Speaking at the media briefing on the study, UQ’s Dr Hamish Campbell said there had been many anecdotal accounts of large crocodiles being seen far out to sea, but that the study was the first to show that the crocodiles used the ocean currents just like a surfer riding a wave, to travel between islands.

Crocs Wait Until Current is Going their Way

Dr Campbell and his team tagged 27 adult crocodiles from the remote Kennedy River area of far North Queensland, attaching sonar transmitters to the reptiles’ bellies, then tracked their movements over 12 months with underwater receivers.

They found that every individual crocodile, both male and female, regularly travelled more than 50 km, going from their home area to the river mouth and beyond into open sea.

Over the same period, the surface currents between the Kennedy River mouth and the open sea were measured. These measurements were then overlaid onto the data from the crocodiles’ acoustic tracking and satellite imaging, when it could be seen the crocs were using the currents to save their energy.

“The data showed that crocodiles always began long-distance travel within an hour of the tide changing, allowing them to go with the flow, and that they halted their journeys by hauling out on to the river bank when the tide was against them,” Dr Campbell said.

“By only travelling when surface currents were favourable, individuals would be able to move long distance by sea,” he said.

“This not only helps to explains how estuarine crocodiles move between oceanic islands, but also contributes to the theory that crocodilians have crossed major marine barriers during their evolutionary past.”

Crocs Travel Hundreds of Kilometres Over the Ocean

The estuarine crocodile’s geographical range is huge. It covers over 10,000 square kilometres of the South-East Pacific, from East India and Sri Lanka throughout Southern China to Thailand, the Philippine and Sunda islands including Sumatra, Java, Borneo, Celebes, and Timor to North Australia, Vanuatu, Fiji and the Solomon islands.

The UQ study showed some large individuals were capable of travelling almost 600 kilometres in less than four weeks, an average of 23 kilometres a day. Dr Campbell described a 3.84 metre-long male which left the Kennedy River and travelled 590 km over 25 days down the west coast of Cape York Peninsula. The reptile timed its journey to take advantage of a seasonal current system that develops in the Gulf of Carpentaria and flows down the coast.

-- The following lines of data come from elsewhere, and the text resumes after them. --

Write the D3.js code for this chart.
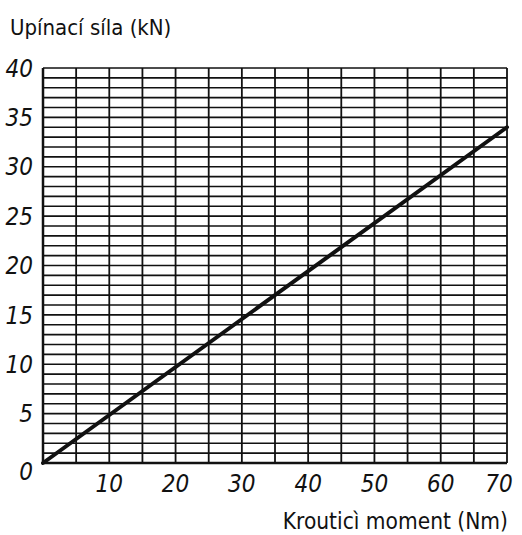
<!DOCTYPE html>
<html>
<head>
<meta charset="utf-8">
<script src="https://cdn.jsdelivr.net/npm/d3@7"></script>
<style>
  body { margin: 0; background: #fff; overflow: hidden; }
  svg { display: block; }
  text { font-family: "Liberation Sans Narrow", "DejaVu Sans Condensed", "Roboto", sans-serif; fill: #111; }
</style>
</head>
<body>
<div id="chart"></div>
<script>
// data
const torque = [0, 70];          // Nm
const force = [0, 34];           // kN
const xTicks = [10, 20, 30, 40, 50, 60, 70];
const yTicks = [0, 5, 10, 15, 20, 25, 30, 35, 40];
const yTitle = "Upínací síla (kN)";
const xTitle = "Krouticì moment (Nm)";

var margin = {top: 68, right: 15, bottom: 72, left: 43},
    W = 522, H = 535,
    width = W - margin.left - margin.right,
    height = H - margin.top - margin.bottom;

var svg = d3.select("#chart").append("svg")
    .attr("width", W).attr("height", H)
    .append("g")
    .attr("transform", "translate(" + margin.left + "," + margin.top + ")");

var x = d3.scaleLinear().domain([0, 70]).range([0, width]);
var y = d3.scaleLinear().domain([0, 40]).range([height, 0]);

// grid: vertical every 5 Nm, horizontal every 1 kN
svg.append("g")
    .selectAll("line")
    .data(d3.range(0, 71, 5))
    .join("line")
    .attr("x1", d => x(d)).attr("x2", d => x(d))
    .attr("y1", 0).attr("y2", height)
    .attr("stroke", "#111").attr("stroke-width", 1.8);

svg.append("g")
    .selectAll("line")
    .data(d3.range(0, 41, 1))
    .join("line")
    .attr("x1", 0).attr("x2", width)
    .attr("y1", d => y(d)).attr("y2", d => y(d))
    .attr("stroke", "#111").attr("stroke-width", 1.6);

// axes lines a bit heavier
svg.append("line")
    .attr("x1", 0).attr("x2", 0).attr("y1", 0).attr("y2", height)
    .attr("stroke", "#111").attr("stroke-width", 2.5);
svg.append("line")
    .attr("x1", 0).attr("x2", width).attr("y1", height).attr("y2", height)
    .attr("stroke", "#111").attr("stroke-width", 2.5);

// y tick labels
svg.append("g")
    .selectAll("text")
    .data(yTicks)
    .join("text")
    .attr("x", -10)
    .attr("y", d => y(d))
    .attr("dy", d => d === 0 ? "0.7em" : "0.36em")
    .attr("text-anchor", "end")
    .style("font-size", "24px")
    .style("font-style", "italic")
    .text(d => d);

// x tick labels
svg.append("g")
    .selectAll("text")
    .data(xTicks)
    .join("text")
    .attr("x", d => d === 70 ? x(d) - 8 : x(d))
    .attr("y", height + 29)
    .attr("text-anchor", "middle")
    .style("font-size", "24px")
    .style("font-style", "italic")
    .text(d => d);

// titles
svg.append("text")
    .attr("x", -33)
    .attr("y", -33)
    .style("font-size", "22px")
    .text(yTitle);

// x title: measured so the closing bracket ends at the grid's right edge
var xt = svg.append("text")
    .attr("y", height + 66)
    .style("font-size", "22.5px")
    .text(xTitle);
var len = xt.node().getComputedTextLength();
xt.attr("x", width + 1 - len);

// the characteristic line
var line = d3.line()
    .x(d => x(d[0]))
    .y(d => y(d[1]));

svg.append("path")
    .datum(d3.zip(torque, force))
    .attr("d", line)
    .attr("fill", "none")
    .attr("stroke", "#111")
    .attr("stroke-width", 4)
    .attr("stroke-linecap", "round");
</script>
</body>
</html>
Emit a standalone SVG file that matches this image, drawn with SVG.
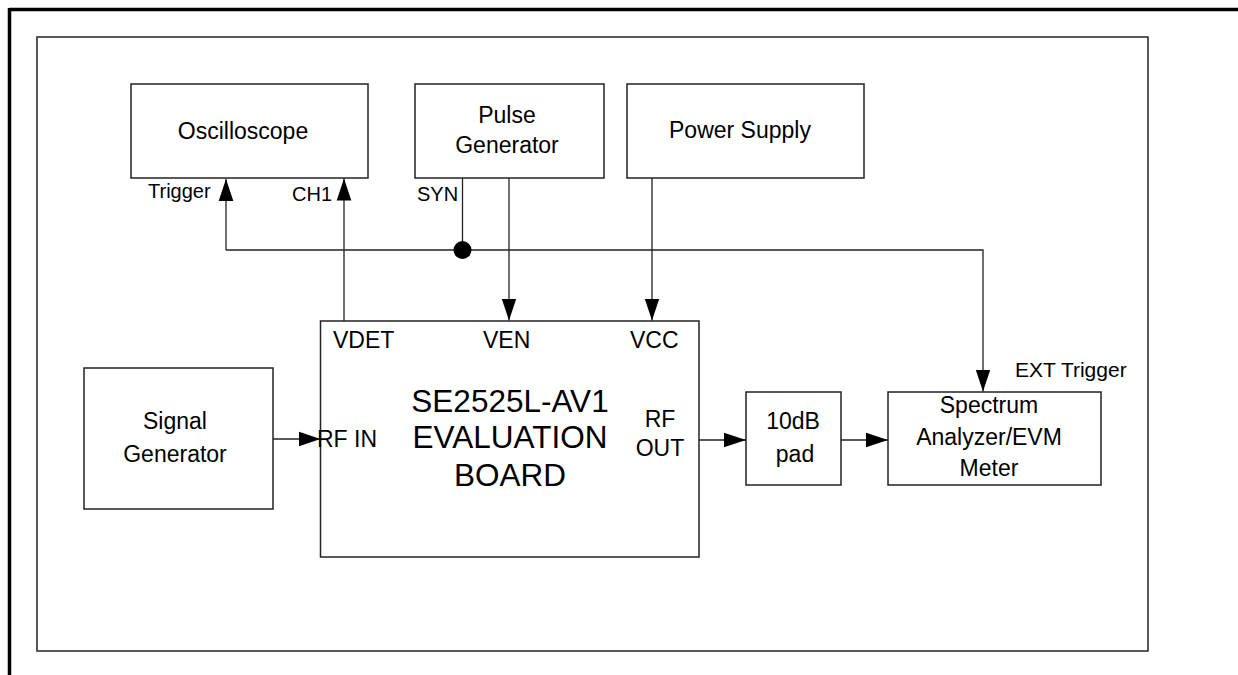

Another large male, 4.84 metres long, travelled more than 411 km in only 20 days from the east coast of Cape York Peninsula through the Torres Straits to the Wenlock river on the west coast of Cape York. Dr Campbell said the Torres Straits currents are very strong, and by the time the animal had reached the Straits the current was flowing against him. The reptile slipped into a sheltered cove and waited for four days until the current was flowing in the right direction for it to continue its journey.

The study, ‘Estuarine Crocodiles Ride Surface Currents to Facilitate Long-distance Travel’ was published in the June 2010 edition of the British Ecological Society's Journal of Animal Ecology.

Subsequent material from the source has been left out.